Krzysztof Radzikowski, były strongman, ma zadebiutować w MMA podczas listopadowej gali organizacji FAME. Wiele osób już teraz uznaje tę postać za drugiego „Pudziana” w polskim świecie sportów walki.
Radzikowski „Pudzianem” dla FAME MMA?
W Polsce o MMA zrobiło się głośno w momencie, gdy do świata tego sportu wtargnął Mariusz Pudzianowski. Mistrz świata strongmanów swój debiut zaliczył podczas gali organizowanej przez KSW, a jego rywalem był Marcin Najman. Od tamtego wydarzenia minęło już 12 lat, chociaż wielu może się wydawać, że było to niedawno.
Zakontraktowanie takiej postaci jak Pudzianowski jest na pewno spełnieniem marzeń wielu federacji walk w naszym kraju, jednak „Pudzian” na stałe współpracuje z KSW i nie wydaje się, by miał jeszcze w planach coś z w tej kwestii zmienić. Organizacja FAME MMA postanowiła jednak nie poddawać się i znaleźć kogoś, kto gabarytami będzie w stanie zastąpić najsilniejszego człowieka świata z Białej Rawskiej. Wybór padł na Krzysztofa Radzikowskiego.

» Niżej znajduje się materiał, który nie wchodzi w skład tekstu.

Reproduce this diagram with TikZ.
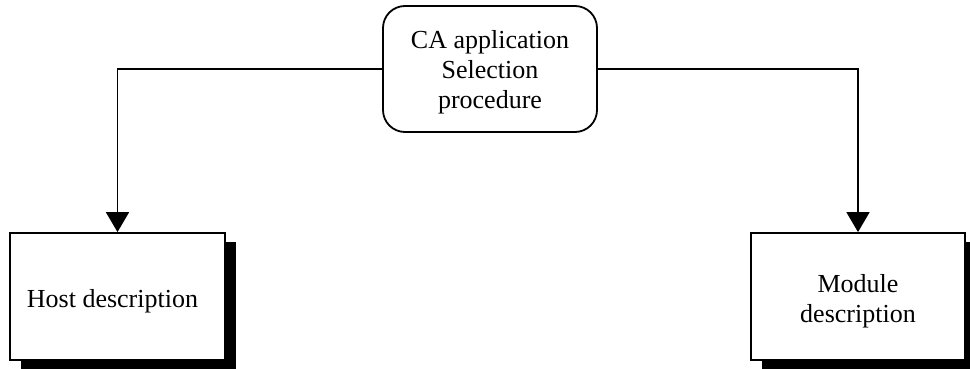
\documentclass[tikz,border=0pt]{standalone}
\usepackage{fontspec}
\setmainfont{Liberation Serif}
\usetikzlibrary{arrows.meta,shadows}
\begin{document}
\begin{tikzpicture}[x=1pt,y=1pt,
  lbl/.style={font=\fontsize{26}{30}\selectfont, align=center, inner sep=0pt},
  procbox/.style={draw, line width=1.8pt, rounded corners=22pt, fill=white,
    minimum width=214pt, minimum height=126pt, inner sep=0pt},
  descbox/.style={draw, line width=1.8pt, fill=white,
    minimum width=215pt, minimum height=127pt, inner sep=0pt,
    general shadow={fill=black, shadow xshift=11pt, shadow yshift=-9pt}},
  conn/.style={line width=1.8pt, -{Triangle[width=23pt,length=20pt]}}]
\useasboundingbox (0,0) rectangle (970,-369);
\node[procbox] (proc) at (490,-69) {};
\node[descbox] (host) at (117.5,-296.5) {};
\node[descbox, minimum width=214pt] (mod) at (858,-296.5) {};
\node[lbl] (proclbl) at ([yshift=-3pt]proc.center) {CA application\\Selection\\procedure};
\node[lbl] (hostlbl) at ([shift={(-5pt,-5pt)}]host.center) {Host description};
\node[lbl] (modlbl) at ([yshift=-5pt]mod.center) {Module\\description};
\draw[conn] (proc.west) -| (host.north);
\draw[conn] (proc.east) -| (mod.north);
\end{tikzpicture}
\end{document}
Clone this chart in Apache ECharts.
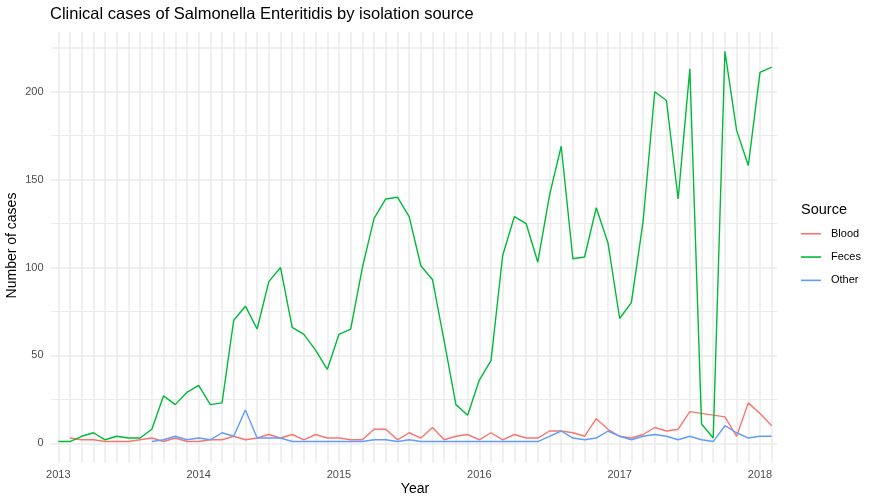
<!DOCTYPE html>
<html>
<head>
<meta charset="utf-8">
<script src="https://cdn.jsdelivr.net/npm/echarts@6/dist/echarts.min.js"></script>
<style>
  html, body { margin: 0; padding: 0; background: #fff; }
  #chart { width: 877px; height: 504px; }
</style>
</head>
<body>
<div id="chart"></div>
<script>
// monthly counts, 2013-01 .. 2018-02
var months = [
  '2013-01','2013-02','2013-03','2013-04','2013-05','2013-06','2013-07','2013-08','2013-09','2013-10','2013-11','2013-12',
  '2014-01','2014-02','2014-03','2014-04','2014-05','2014-06','2014-07','2014-08','2014-09','2014-10','2014-11','2014-12',
  '2015-01','2015-02','2015-03','2015-04','2015-05','2015-06','2015-07','2015-08','2015-09','2015-10','2015-11','2015-12',
  '2016-01','2016-02','2016-03','2016-04','2016-05','2016-06','2016-07','2016-08','2016-09','2016-10','2016-11','2016-12',
  '2017-01','2017-02','2017-03','2017-04','2017-05','2017-06','2017-07','2017-08','2017-09','2017-10','2017-11','2017-12',
  '2018-01','2018-02'
];
var sources = ['Blood', 'Feces', 'Other'];
var colors = ['#F8766D', '#00BA38', '#619CFF'];

var blood = [
  null, 3, 2, 2, 1, 1, 1, 2, 3, 1, 3, 1,
  1, 2, 2, 4, 2, 3, 5, 3, 5, 2, 5, 3,
  3, 2, 2, 8, 8, 2, 6, 3, 9, 2, 4, 5,
  2, 6, 2, 5, 3, 3, 7, 7, 6, 4, 14, 8,
  4, 3, 5, 9, 7, 8, 18, 17, 16, 15, 4, 23,
  17, 10
];
var feces = [
  1, 1, 4, 6, 2, 4, 3, 3, 8, 27, 22, 29,
  33, 22, 23, 70, 78, 65, 92, 100, 66, 62, 53, 42,
  62, 65, 100, 128, 139, 140, 129, 101, 93, 58, 22, 16,
  36, 47, 107, 129, 125, 103, 141, 169, 105, 106, 134, 114,
  71, 80, 126, 200, 195, 139, 213, 11, 3, 223, 178, 158,
  211, 214
];
var other = [
  null, null, null, null, null, null, null, null, 1, 2, 4, 2,
  3, 2, 6, 4, 19, 3, 3, 3, 1, 1, 1, 1,
  1, 1, 1, 2, 2, 1, 2, 1, 1, 1, 1, 1,
  1, 1, 1, 1, 1, 1, 4, 7, 3, 2, 3, 7,
  4, 2, 4, 5, 4, 2, 4, 2, 1, 10, 6, 3,
  4, 4
];
var seriesValues = [blood, feces, other];

var FONT = 'Liberation Sans, Arial, Helvetica, sans-serif';
var GRID = '#EBEBEB';
// panel keeps ggplot's 5% headroom around 0..223
var yMin = -11.15, yMax = 234.15;

var chart = echarts.init(document.getElementById('chart'));
chart.setOption({
  animation: false,
  color: colors,
  textStyle: { fontFamily: FONT },
  title: [{
    text: 'Clinical cases of Salmonella Enteritidis by isolation source',
    left: 50, top: 5.5, padding: 0,
    textStyle: { fontSize: 16.5, fontWeight: 'normal', color: '#000', fontFamily: FONT, lineHeight: 18 }
  }, {
    text: 'Source',
    left: 801, top: 200.5, padding: 0,
    textStyle: { fontSize: 14.5, fontWeight: 'normal', color: '#000', fontFamily: FONT, lineHeight: 18 }
  }],
  legend: {
    orient: 'vertical',
    left: 801, top: 227,
    padding: 0,
    icon: 'rect',
    itemWidth: 20, itemHeight: 1.6,
    itemGap: 9.8,
    data: sources,
    textStyle: { fontSize: 11, color: '#000', fontFamily: FONT, lineHeight: 13.5, padding: [0, 0, 0, 5] }
  },
  grid: [
    // background grid: horizontal lines + y labels
    { left: 51, right: 99, top: 47.7, bottom: 60.7, outerBoundsMode: 'none' },
    // data panel
    { left: 58.3, right: 105.3, top: 31.7, bottom: 41.1, outerBoundsMode: 'none' }
  ],
  xAxis: [{
    gridIndex: 0, type: 'value', show: false, min: 0, max: 1
  }, {
    gridIndex: 1,
    type: 'category',
    data: months,
    boundaryGap: false,
    axisLine: { show: false },
    axisTick: { show: false },
    splitLine: { show: true, interval: 0, lineStyle: { color: GRID, width: 1.5 } },
    axisLabel: {
      interval: function (i, v) { return v.slice(5) === '01'; },
      formatter: function (v) { return v.slice(0, 4); },
      color: '#4D4D4D', fontSize: 11, margin: 6.5, fontFamily: FONT
    },
    name: 'Year',
    nameLocation: 'middle',
    nameGap: 19.5,
    nameMoveOverlap: false,
    nameTextStyle: { fontSize: 14, color: '#000', fontFamily: FONT }
  }],
  yAxis: [{
    gridIndex: 0,
    type: 'value',
    min: 0, max: 225,
    axisLine: { show: false },
    axisTick: { show: false },
    minorTick: { show: false, splitNumber: 2 },
    splitLine: { show: true, lineStyle: { color: GRID, width: 1.5 } },
    minorSplitLine: { show: true, lineStyle: { color: GRID, width: 1 } },
    axisLabel: {
      formatter: function (v) { return v % 50 === 0 ? String(v) : ''; },
      color: '#4D4D4D', fontSize: 11, margin: 7.5, fontFamily: FONT
    },
    name: 'Number of cases',
    nameLocation: 'middle',
    nameGap: 32,
    nameMoveOverlap: false,
    nameTextStyle: { fontSize: 14, color: '#000', fontFamily: FONT }
  }, {
    gridIndex: 1, type: 'value', show: false, min: yMin, max: yMax
  }],
  series: sources.map(function (name, i) {
    return {
      name: name,
      type: 'line',
      xAxisIndex: 1,
      yAxisIndex: 1,
      data: seriesValues[i],
      showSymbol: false,
      symbol: 'none',
      lineStyle: { width: 1.4, color: colors[i] },
      itemStyle: { color: colors[i] }
    };
  })
});
</script>
</body>
</html>
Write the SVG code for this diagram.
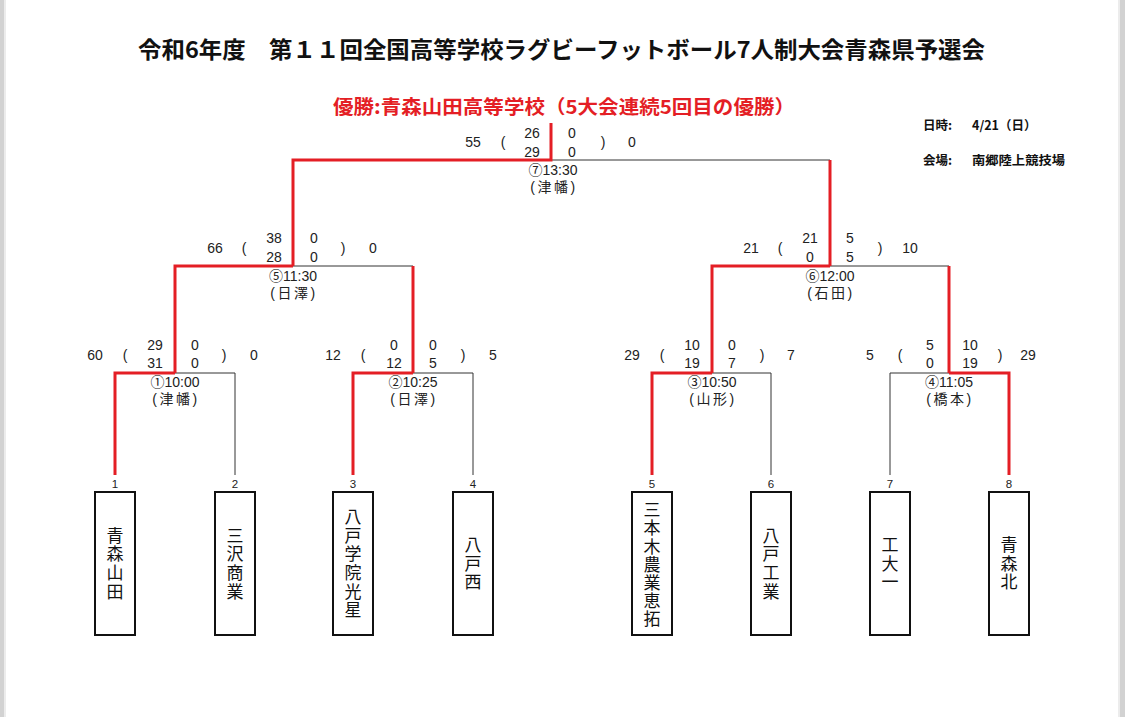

Radzikowski ma wystąpić podczas FAME MMA 12. Wydarzenie to zaplanowane jest na listopad tego roku. Sam zainteresowany nie boi się porównań do Pudzianowskiego i nie ukrywa także, że po zawodowych startach w zawodach strongmanów szukał sposobu na życie. „Dwa lata temu przestałem dźwigać ciężary zawodowo w zawodach Strongman. No i coś w życiu trzeba robić. A chciałem dalej pozostać w reżimie treningowym” – powiedział podczas konferencji prasowej zorganizowanej z okazji 11. odsłony FAME MMA.
Były strongman przeszedł metamorfozę. Schudł 30 kg!
Kolejny strongman w świecie MMA bardzo poważnie podchodzi do swojego występu. Zrzucił 30 kilogramów wagi, by w klatce móc popisać się dobrą kondycją i sprawnością, a nie jedynie ponadprzeciętną siłą.
„Fajnie było schudnąć 30 kg. Zrobiła się lepsza forma i sylwetka. Można teraz popróbować swoich sił, a przy okazji to wiadomo o co chodzi” – skomentował Radzikowski. Jak mówi znane porzekadło, jak nie wiadomo, o co chodzi, to chodzi o pieniądze i tutaj raczej nikt nie ma najmniejszych wątpliwości.
Nie tylko oglądanie, ale też i obstawianie FAME MMA to w ostatnim czasie mocno interesujące kibiców zajęcie. Walka z udziałem Radzikowskiego na pewno będzie więc nie tylko pod względem sportowym jedną z atrakcji dla fanów sportów walki. Na ten moment jeszcze nie przygotowano oferty kursowej na debiut w MMA byłego strongmana, więc trudno powiedzieć, jak eksperci ocenią jego szanse do sięgnięcia po zwycięstwo.
Krzysztof Radzikowski to osoba cechująca się sporym poczuciem humoru. Zapewnia, że nie należy do groźnych osób… dopóki tylko nikt go nie zdenerwuje. „Niedługo będę się mógł pochwalić tym, co potrafię. Ogólnie jestem sympatyczny i niegroźny, ale jak ktoś mnie zdenerwuje, to będę dymił” – zapowiada były strongman.